The next stop was off to some building ruins. We were required to wear long pants and a long sleeve shirt to be on the tour. Luckily, the weather was perfect for this attire. We were recommended to wear a facemask, but I only put on for this photo op.
After walking around and exploring some of the ruins of the city we finally got to the walk to the most famous known part of the tour. The “circus area” filled with rundown bumper cars and a decrepit ferris wheel. This is something I had pictured in my head from movies and video games, but had no idea what to expect.

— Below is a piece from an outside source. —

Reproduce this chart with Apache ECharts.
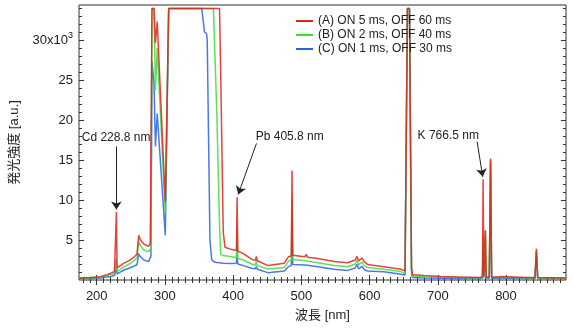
<!DOCTYPE html>
<html>
<head>
<meta charset="utf-8">
<title>発光スペクトル</title>
<script src="https://cdn.jsdelivr.net/npm/echarts@6/dist/echarts.min.js"></script>
<style>
html,body{margin:0;padding:0;background:#fff;}
#main{width:573px;height:331px;}
</style>
</head>
<body>
<div id="main"></div>
<script>
// wavelength [nm] shared by the three spectra
var wavelength = [175, 190, 205, 215, 222, 226, 227.8, 228.8, 229.8, 233, 240, 248, 255, 259, 261.5, 264, 269, 276, 278.5, 279.5,
	281, 284, 286, 288.7, 300.5, 305.5, 354, 358, 361, 362, 366, 368.5, 371, 372.5, 376, 380, 381.7, 385.5, 388, 398,
	404.8, 405.8, 406.8, 415, 427, 432.5, 434, 435.5, 451, 475, 481, 485.3, 486.3, 487.3, 490, 505, 507, 509, 524, 548,
	568, 579, 581.5, 584, 589, 592, 597, 621, 646, 652, 654.6, 655.5, 658.5, 661.5, 663, 680, 704, 730, 762, 765.5,
	766.5, 767.5, 769, 769.9, 771, 775.5, 777.4, 779, 795, 811, 830, 842.5, 844.6, 846.5, 888];
var SAT = 33950;
// (A) ON 5 ms, OFF 60 ms
var seriesA = [250, 300, 400, 650, 900, 1050, 1200, 8500, 1500, 1700, 2100, 2450, 2900, 3200, 5600, 5000, 4500, 4200, 4600, 4700,
	SAT, SAT, 29600, 32300, 9800, SAT, SAT, SAT, SAT, SAT, SAT, SAT, SAT, SAT, SAT, SAT, 26000, 6000, 4100, 3800,
	3700, 10350, 3600, 3300, 2600, 2450, 2950, 2400, 1800, 2100, 2900, 3000, 13700, 3100, 3100, 2900, 3200, 2850, 2700, 2300,
	2150, 2500, 2950, 2400, 2750, 2300, 1950, 1650, 1330, 1150, 1300, SAT, SAT, 1500, 650, 550, 430, 380, 320, 400,
	12600, 500, 600, 6200, 400, 350, 15200, 350, 450, 380, 300, 300, 3900, 300, 250];
// (B) ON 2 ms, OFF 40 ms
var seriesB = [220, 250, 330, 520, 700, 820, 900, 2700, 1050, 1250, 1650, 2000, 2450, 2750, 4800, 4300, 3750, 3550, 3800, 4000,
	SAT, SAT, 23750, 29000, 8300, SAT, SAT, SAT, SAT, SAT, SAT, SAT, SAT, SAT, 21000, 7000, 3200, 3050, 3000, 2900,
	2800, 6700, 2700, 2500, 2000, 1850, 2450, 1800, 1380, 1550, 2350, 2450, 10000, 2550, 2550, 2450, 2600, 2350, 2170, 1800,
	1650, 2000, 2500, 1900, 2250, 1800, 1550, 1330, 1050, 850, 1000, SAT, SAT, 1200, 500, 420, 350, 300, 260, 300,
	5500, 400, 500, 6200, 350, 300, 15000, 300, 350, 300, 250, 250, 3700, 250, 220];
// (C) ON 1 ms, OFF 30 ms
var seriesC = [180, 200, 260, 380, 480, 560, 620, 1500, 750, 920, 1250, 1500, 1750, 1900, 3300, 2900, 2500, 2300, 2500, 3000,
	27300, 24500, 16700, 20800, 5600, SAT, SAT, 31000, 30800, 30000, 5000, 2600, 2300, 2250, 2200, 2150, 2100, 2080, 2080, 2050,
	2100, 3330, 2000, 1800, 1460, 1400, 1670, 1350, 920, 1125, 1670, 1800, 7900, 1950, 1960, 1875, 1950, 1850, 1670, 1330,
	1200, 1500, 1960, 1400, 1700, 1300, 1125, 1040, 710, 625, 800, SAT, SAT, 900, 300, 260, 210, 200, 200, 250,
	3800, 300, 350, 3000, 250, 220, 14800, 220, 260, 230, 200, 200, 3500, 200, 180];

var seriesNames = ['(A) ON 5 ms, OFF 60 ms', '(B) ON 2 ms, OFF 40 ms', '(C) ON 1 ms, OFF 30 ms'];
var xMajor = [200, 300, 400, 500, 600, 700, 800];
var yMajor = [5000, 10000, 15000, 20000, 25000, 30000];

// annotation: text position and arrow (data coords)
var annoText = ['Cd 228.8 nm', 'Pb 405.8 nm', 'K 766.5 nm'];
var annoAt = [[228.4, 17750], [483, 17900], [715.4, 18040]];
var arrowFrom = [[228.8, 16700], [434.2, 17080], [757.7, 17290]];
var arrowTo = [[228.8, 8800], [407.5, 10700], [765.9, 12900]];

var xMinor = [], yMinor = [];
for (var v = 180; v <= 880; v += 10) xMinor.push(v);
for (var w = 1000; w <= 34000; w += 1000) yMinor.push(w);

var FONT = "'Liberation Sans', 'Noto Sans CJK JP', sans-serif";
var AXC = '#333';

var zip = function(ys){
	var out = [];
	for (var i = 0; i < ys.length; i++) out.push([wavelength[i], ys[i]]);
	return out;
};

var xAx = function(pos, ticks, len, labels){
	return {
		type: 'value', min: 174, max: 888, position: pos,
		axisLine: {show: false}, splitLine: {show: false},
		axisTick: {show: true, inside: true, length: len, customValues: ticks, lineStyle: {color: AXC, width: 1}},
		axisLabel: labels ? {customValues: xMajor, margin: 10, fontSize: 13, color: '#222', fontFamily: FONT} : {show: false}
	};
};
var yAx = function(pos, ticks, len, labels){
	return {
		type: 'value', min: 0, max: 34375, position: pos,
		axisLine: {show: false}, splitLine: {show: false},
		axisTick: {show: true, inside: true, length: len, customValues: ticks, lineStyle: {color: AXC, width: 1}},
		axisLabel: labels ? {
			customValues: yMajor, margin: 6, fontSize: 13, color: '#222', fontFamily: FONT,
			formatter: function(val){ return val === 30000 ? '30x10{s|3}' : String(val / 1000); },
			rich: {s: {fontSize: 9, color: '#222', fontFamily: FONT, padding: [0, 0, 9, 0]}}
		} : {show: false}
	};
};

var xAxes = [xAx('bottom', xMajor, 5, true), xAx('bottom', xMinor, 3, false), xAx('top', xMajor, 5, false), xAx('top', xMinor, 3, false)];
xAxes[0].name = '波長 [nm]';
xAxes[0].nameLocation = 'middle';
xAxes[0].nameGap = 29;
xAxes[0].nameTextStyle = {fontSize: 13, color: '#222', fontFamily: FONT};
var yAxes = [yAx('left', yMajor, 5, true), yAx('left', yMinor, 3, false), yAx('right', yMajor, 5, false), yAx('right', yMinor, 3, false)];
yAxes[0].name = '発光強度 [a.u.]';
yAxes[0].nameLocation = 'middle';
yAxes[0].nameGap = 58;
yAxes[0].nameTextStyle = {fontSize: 13, color: '#222', fontFamily: FONT};

var lineSeries = function(name, ys, color){
	return {
		name: name, type: 'line', data: zip(ys), symbol: 'none', showSymbol: false,
		lineStyle: {color: color, width: 1.5, opacity: 0.85}, itemStyle: {color: color},
		emphasis: {disabled: true}, silent: true
	};
};

var sA = lineSeries(seriesNames[0], seriesA, '#e3211c');
sA.markPoint = {
	symbol: 'circle', symbolSize: 0, silent: true,
	label: {show: true, position: 'inside', formatter: '{b}', color: '#222', fontSize: 12, fontFamily: FONT},
	data: annoText.map(function(t, i){ return {name: t, coord: annoAt[i]}; })
};
sA.markLine = {
	silent: true, symbol: ['none', 'arrow'], symbolSize: 8,
	label: {show: false},
	itemStyle: {color: '#222'},
	lineStyle: {color: '#222', width: 1, type: 'solid', opacity: 1},
	data: arrowFrom.map(function(p, i){ return [{coord: p}, {coord: arrowTo[i]}]; })
};

var myChart = echarts.init(document.getElementById('main'), null, {renderer: 'canvas'});
var option = {
	animation: false,
	backgroundColor: '#fff',
	textStyle: {fontFamily: FONT},
	grid: {left: 77, right: 7, top: 5, bottom: 51, show: true, borderColor: AXC, borderWidth: 1, backgroundColor: 'transparent'},
	legend: {
		data: seriesNames, orient: 'vertical', left: 296, top: 15, padding: 0,
		icon: 'rect', itemWidth: 17, itemHeight: 2, itemGap: 2, selectedMode: false,
		textStyle: {fontSize: 12, color: '#222', fontFamily: FONT}
	},
	xAxis: xAxes,
	yAxis: yAxes,
	series: [
		lineSeries(seriesNames[2], seriesC, '#2c5fe8'),
		lineSeries(seriesNames[1], seriesB, '#3fdc3a'),
		sA
	]
};
myChart.setOption(option);
window.onresize = function(){ myChart.resize(); };
</script>
</body>
</html>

We were only allowed to stay around the circus area for around 15 minutes due to the fact it was one of the highest zones of radiation. After leaving the circus, we headed to walk around an abandoned soccer field. The city of Chernobyl was filled with mostly families of the reactor plant workers and was said to be an upper middle class type of community there. Before we could enter the place for lunch we had to be tested for radiation (lunch was surprisingly good). These tests would happen once before lunch and two times on the departure of the tour.
After lunch we headed off to feed some ginormous radiation catfish…the biggest catfish I have ever seen up close. We threw them some bread and headed off for a closer view of the reactor.

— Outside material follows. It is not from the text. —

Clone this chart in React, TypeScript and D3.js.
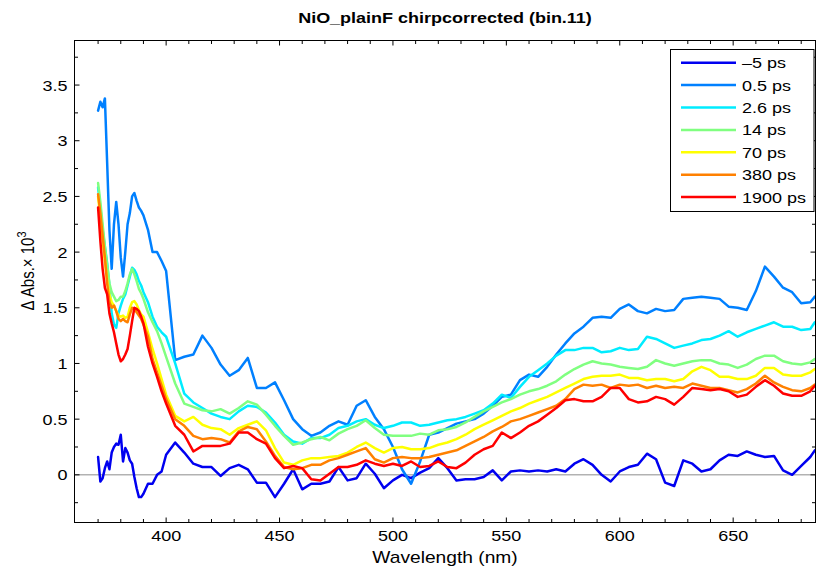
import React from "react";
import * as d3 from "d3";

const WAVELENGTH = [370,371,372,373,374,375,376,377,378,379,380,381,382,383,384,385,386,387,388,389,390,392,394,396,398,400,404,408,412,416,420,424,428,432,436,440,444,448,452,456,460,464,468,472,476,480,484,488,492,496,500,504,508,512,516,520,524,528,532,536,540,544,548,552,556,560,564,568,572,576,580,584,588,592,596,600,604,608,612,616,620,624,628,632,636,640,644,648,652,656,660,664,668,672,676,680,684,686];

const PS_M5 = [0.16,-0.06,-0.03,0.06,0.12,0.05,0.2,0.25,0.28,0.27,0.36,0.12,0.24,0.2,0.13,0.1,-0.02,-0.12,-0.2,-0.2,-0.17,-0.08,-0.08,0.0,0.03,0.18,0.29,0.2,0.1,0.07,0.07,-0.01,0.06,0.09,0.05,-0.07,-0.07,-0.2,-0.08,0.05,-0.13,-0.08,-0.08,-0.06,0.07,-0.05,-0.03,0.1,0.01,-0.12,-0.05,0.0,-0.03,0.02,0.06,0.15,0.06,-0.05,-0.04,-0.04,-0.02,0.04,-0.05,0.03,0.04,0.03,0.04,0.03,0.05,0.03,0.1,0.14,0.09,0.0,-0.06,0.03,0.07,0.09,0.19,0.14,-0.07,-0.1,0.13,0.1,0.03,0.05,0.13,0.18,0.17,0.21,0.18,0.16,0.17,0.04,0.0,0.08,0.16,0.22];

const PS_05 = [3.27,3.35,3.3,3.38,2.8,2.2,1.85,2.25,2.45,2.25,1.95,1.78,2.0,2.25,2.35,2.5,2.53,2.46,2.4,2.37,2.33,2.2,2.0,2.0,1.92,1.83,1.03,1.06,1.08,1.25,1.14,0.99,0.89,0.94,1.05,0.78,0.78,0.83,0.67,0.5,0.41,0.35,0.38,0.44,0.48,0.45,0.62,0.67,0.52,0.41,0.25,0.05,-0.08,0.12,0.36,0.38,0.42,0.46,0.48,0.5,0.55,0.62,0.7,0.72,0.85,0.9,0.88,0.97,1.08,1.18,1.27,1.33,1.41,1.42,1.41,1.49,1.53,1.47,1.45,1.49,1.47,1.48,1.58,1.59,1.6,1.59,1.58,1.51,1.5,1.48,1.65,1.87,1.78,1.68,1.64,1.54,1.55,1.6];

const PS_26 = [2.58,2.4,2.2,2.05,1.9,1.7,1.45,1.35,1.32,1.45,1.52,1.58,1.62,1.7,1.78,1.86,1.84,1.8,1.74,1.7,1.64,1.55,1.42,1.33,1.28,1.24,1.0,0.73,0.65,0.6,0.55,0.52,0.5,0.57,0.62,0.61,0.56,0.47,0.36,0.3,0.28,0.33,0.33,0.36,0.42,0.44,0.48,0.5,0.45,0.42,0.44,0.47,0.47,0.44,0.45,0.47,0.49,0.5,0.52,0.55,0.58,0.64,0.72,0.69,0.79,0.88,0.94,1.0,1.07,1.12,1.12,1.14,1.14,1.1,1.11,1.14,1.12,1.13,1.24,1.22,1.18,1.14,1.16,1.18,1.21,1.22,1.25,1.29,1.24,1.28,1.31,1.34,1.37,1.33,1.33,1.3,1.31,1.37];

const PS_14 = [2.62,2.45,2.25,2.05,1.88,1.72,1.64,1.6,1.56,1.57,1.6,1.6,1.65,1.72,1.8,1.85,1.8,1.74,1.67,1.63,1.58,1.46,1.37,1.29,1.18,1.06,0.82,0.64,0.61,0.58,0.57,0.59,0.55,0.6,0.66,0.63,0.54,0.44,0.35,0.27,0.29,0.32,0.34,0.31,0.37,0.41,0.44,0.49,0.42,0.36,0.35,0.35,0.35,0.37,0.36,0.4,0.41,0.43,0.47,0.52,0.57,0.61,0.65,0.68,0.72,0.75,0.77,0.8,0.84,0.9,0.95,0.99,1.02,1.0,0.99,0.97,0.96,0.95,0.97,1.03,1.0,0.98,1.0,1.02,1.03,1.03,1.0,0.99,0.96,0.99,1.04,1.07,1.07,1.02,1.0,0.99,1.01,1.04];

const PS_70 = [2.5,2.3,2.1,1.92,1.75,1.62,1.55,1.52,1.47,1.43,1.42,1.43,1.41,1.42,1.5,1.55,1.56,1.53,1.48,1.44,1.42,1.28,1.13,1.0,0.86,0.72,0.53,0.48,0.52,0.45,0.42,0.41,0.36,0.42,0.45,0.48,0.4,0.24,0.11,0.09,0.13,0.15,0.15,0.16,0.17,0.2,0.25,0.29,0.24,0.2,0.24,0.25,0.23,0.23,0.24,0.27,0.29,0.32,0.36,0.41,0.45,0.49,0.53,0.57,0.6,0.64,0.67,0.7,0.74,0.78,0.82,0.86,0.88,0.89,0.89,0.9,0.87,0.87,0.85,0.86,0.86,0.84,0.86,0.93,0.97,0.94,0.88,0.88,0.86,0.86,0.89,0.96,0.96,0.9,0.89,0.89,0.92,0.95];

const PS_380 = [2.52,2.35,2.15,1.95,1.72,1.55,1.5,1.52,1.47,1.4,1.38,1.4,1.38,1.37,1.44,1.5,1.49,1.46,1.43,1.4,1.35,1.24,1.04,0.92,0.8,0.68,0.5,0.44,0.35,0.32,0.33,0.32,0.29,0.39,0.43,0.41,0.3,0.17,0.07,0.05,0.06,0.09,0.09,0.13,0.15,0.18,0.21,0.24,0.14,0.11,0.15,0.16,0.15,0.15,0.16,0.18,0.2,0.22,0.26,0.3,0.34,0.39,0.43,0.48,0.5,0.53,0.56,0.59,0.62,0.68,0.77,0.81,0.8,0.81,0.78,0.81,0.8,0.81,0.78,0.8,0.78,0.79,0.78,0.82,0.8,0.78,0.78,0.76,0.74,0.77,0.82,0.89,0.83,0.79,0.76,0.75,0.78,0.81];

const PS_1900 = [2.4,2.1,1.85,1.68,1.62,1.45,1.36,1.28,1.18,1.08,1.02,1.04,1.08,1.13,1.25,1.38,1.5,1.49,1.47,1.42,1.36,1.15,1.0,0.88,0.75,0.64,0.44,0.36,0.21,0.26,0.26,0.26,0.28,0.38,0.38,0.32,0.28,0.15,0.06,0.08,0.06,-0.04,-0.05,0.01,0.07,0.07,0.09,0.13,0.1,0.08,0.1,0.08,0.12,0.07,0.08,0.12,0.07,0.06,0.11,0.18,0.23,0.26,0.38,0.33,0.38,0.44,0.48,0.54,0.6,0.67,0.68,0.66,0.66,0.7,0.78,0.78,0.68,0.65,0.66,0.7,0.68,0.63,0.7,0.78,0.77,0.76,0.77,0.75,0.7,0.72,0.79,0.85,0.8,0.73,0.71,0.71,0.75,0.8];

const SERIES_VALUES = [PS_M5, PS_05, PS_26, PS_14, PS_70, PS_380, PS_1900];
const SERIES_LABELS = ["\u20135 ps", "0.5 ps", "2.6 ps", "14 ps", "70 ps", "380 ps", "1900 ps"];
const SERIES_COLORS = ["#0000f0", "#0080ff", "#00ecff", "#80ff80", "#ffff00", "#ff8000", "#ff0000"];

const X_TICKS = [400, 450, 500, 550, 600, 650];
const X_MINOR = [370, 380, 390, 410, 420, 430, 440, 460, 470, 480, 490, 510, 520, 530, 540, 560, 570, 580, 590, 610, 620, 630, 640, 660, 670, 680];
const Y_TICKS = [0, 0.5, 1, 1.5, 2, 2.5, 3, 3.5];
const Y_MINOR = [-0.25, 0.25, 0.75, 1.25, 1.75, 2.25, 2.75, 3.25, 3.75];

const TITLE = "NiO_plainF chirpcorrected (bin.11)";
const X_LABEL = "Wavelength (nm)";

const W = 816;
const H = 571;
const L = 74.5, R = 815.5, T = 40.5, B = 522.5;
const SX = 1.2;
const FONT = "'Liberation Sans', Arial, Helvetica, sans-serif";

function SText({ x, y, anchor = "middle", size = 15, weight = "normal", children }: any) {
  return (
    <g transform={`translate(${x},${y}) scale(${SX},1)`}>
      <text x={0} y={0} textAnchor={anchor} fontSize={size} fontWeight={weight} fontFamily={FONT} fill="#000">
        {children}
      </text>
    </g>
  );
}

export default function App() {
  const x = d3.scaleLinear().domain([359.6, 686.3]).range([L, R]);
  const y = d3.scaleLinear().domain([-0.428, 3.9]).range([B, T]);
  const line = d3
    .line<[number, number]>()
    .x((d) => x(d[0]))
    .y((d) => y(d[1]));

  const majorLen = 5;
  const minorLen = 3.5;

  const legX = 670.5, legY = 49.5, legW = 143.5, legH = 162;
  const rowStart = 62.7, rowStep = 22.4;

  return (
    <svg width={W} height={H} style={{ position: "absolute", left: 0, top: 0, background: "#fff" }}>
      <rect x={0} y={0} width={W} height={H} fill="#fff" />
      <defs>
        <clipPath id="plotclip">
          <rect x={L} y={T} width={R - L} height={B - T} />
        </clipPath>
      </defs>

      {/* zero line */}
      <line x1={L} x2={R} y1={y(0)} y2={y(0)} stroke="#8c8c8c" strokeWidth={1} />

      {/* series */}
      <g clipPath="url(#plotclip)">
        {SERIES_VALUES.map((vals, i) => (
          <path
            key={i}
            d={line(WAVELENGTH.map((w, j) => [w, vals[j]] as [number, number])) || ""}
            fill="none"
            stroke={SERIES_COLORS[i]}
            strokeWidth={2.5}
            strokeLinejoin="round"
            strokeLinecap="round"
          />
        ))}
      </g>

      {/* frame */}
      <rect x={L} y={T} width={R - L} height={B - T} fill="none" stroke="#000" strokeWidth={1} />

      {/* x ticks */}
      {X_TICKS.map((t) => (
        <g key={"xt" + t}>
          <line x1={x(t)} x2={x(t)} y1={B} y2={B - majorLen} stroke="#000" />
          <line x1={x(t)} x2={x(t)} y1={T} y2={T + majorLen} stroke="#000" />
        </g>
      ))}
      {X_MINOR.map((t) => (
        <g key={"xm" + t}>
          <line x1={x(t)} x2={x(t)} y1={B} y2={B - minorLen} stroke="#000" />
          <line x1={x(t)} x2={x(t)} y1={T} y2={T + minorLen} stroke="#000" />
        </g>
      ))}
      {/* y ticks */}
      {Y_TICKS.map((t) => (
        <g key={"yt" + t}>
          <line x1={L} x2={L + majorLen} y1={y(t)} y2={y(t)} stroke="#000" />
          <line x1={R} x2={R - majorLen} y1={y(t)} y2={y(t)} stroke="#000" />
        </g>
      ))}
      {Y_MINOR.map((t) => (
        <g key={"ym" + t}>
          <line x1={L} x2={L + minorLen} y1={y(t)} y2={y(t)} stroke="#000" />
          <line x1={R} x2={R - minorLen} y1={y(t)} y2={y(t)} stroke="#000" />
        </g>
      ))}

      {/* tick labels */}
      {X_TICKS.map((t) => (
        <SText key={"xl" + t} x={x(t)} y={541}>
          {String(t)}
        </SText>
      ))}
      {Y_TICKS.map((t) => (
        <SText key={"yl" + t} x={67.5} y={y(t) + 5.5} anchor="end">
          {String(t)}
        </SText>
      ))}

      {/* axis labels */}
      <SText x={(L + R) / 2} y={563} size={16}>
        {X_LABEL}
      </SText>
      <g transform={`translate(34,271) rotate(-90) scale(1,${SX})`}>
        <text x={0} y={0} textAnchor="middle" fontSize={15} fontFamily={FONT} fill="#000">
          {"\u0394 Abs.\u00d7 10"}
          <tspan fontSize={11} dy={-7}>3</tspan>
        </text>
      </g>

      {/* title */}
      <SText x={(L + R) / 2} y={23} size={15} weight="bold">
        {TITLE}
      </SText>

      {/* legend */}
      <rect x={legX} y={legY} width={legW} height={legH} fill="#fff" stroke="#000" strokeWidth={1} />
      {SERIES_LABELS.map((lab, i) => {
        const ry = rowStart + i * rowStep;
        return (
          <g key={"lg" + i}>
            <line x1={681} x2={736} y1={ry} y2={ry} stroke={SERIES_COLORS[i]} strokeWidth={2.5} />
            <SText x={742} y={ry + 5.5} anchor="start">
              {lab}
            </SText>
          </g>
        );
      })}
    </svg>
  );
}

Once outside the reactor we were instructed to not take any pictures or video of the construction happening next to the reactor. So to explain the current situation in a few sentences. Chernobyl reactor explodes…dump lead into the reactor to block radiation…then build a giant lead sarcophagus around the reactor. This was a temporary fix. What we couldn’t film was the construction of another sarcophagus that is going to go over the current one. It is going to be like a box inside of a box full of radiation. The project is extremely underfunded and behind schedule by years. The reason for this being is that Russia takes no responsibility for Chernobyl and is providing no money to clean up their mess.

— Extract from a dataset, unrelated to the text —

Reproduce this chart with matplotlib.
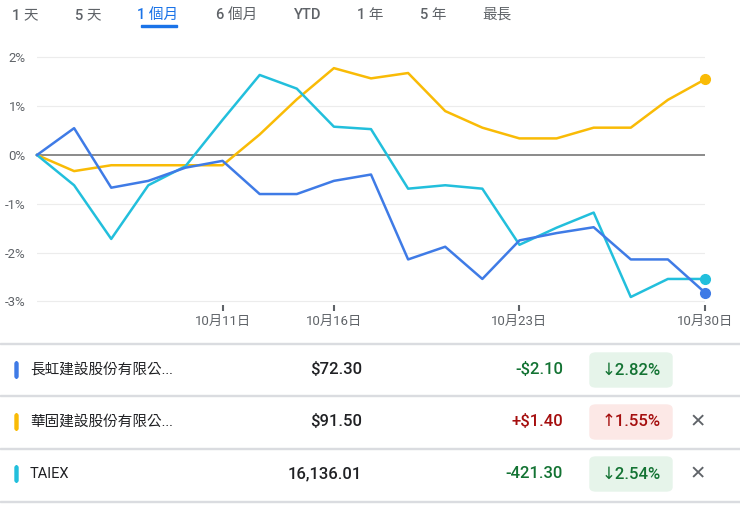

Me in front of the main reactor holding a radiation detector.
After touring the main reactor, it was time to head home. On our way out we would be stopped for radiation testing 2 times before we could leave. Overall this was an amazing tour and a once in a lifetime chance to visit something on my bucket list of historic sites.
I recommend everyone to watch this great documentary about Chernobyl for free on Youtube. Click Here.
The documentary gave me a lot of information that was not covered by the tour guide and I am extremely happy to have watched it beforehand.
Check My Travel Resources Page for the best sites to book your next trip.
Read below to learn about how to book this tour:
First things first: You must book at least 11 days in advance to do this tour. There is a little bit of paperwork and arrangement that goes into this tour. And honestly it was a bit of a pain while backpacking to book this tour, but well worth it. Mainly being you need to fill out, sign and scan a letter To The Ministry of Emergency Situations of Ukraine. This was a pain because I had limited computer access, so keep this in mind.
Okay, so there are like 3 or 4 tour companies to book a Chernobyl tour. All of the other tour groups get approval from this main Government guide. Click Here. So I suggest using this one since they are the original and just recently allowed other tour groups into Chernobyl. Their website looks like a 10 year old designed it, but they really are legit and they gave me a student discount, so make sure to ask.
The total cost of the tour was $129 ($45 paid for a reservation fee upfront) and the rest paid on site in Ukrainian currency.
The tour includes an English-speaking guide and transport from Kiev. The tour group was about 14 people. They only allow so many people per day. The tour also included a big lunch, more food than most people can eat.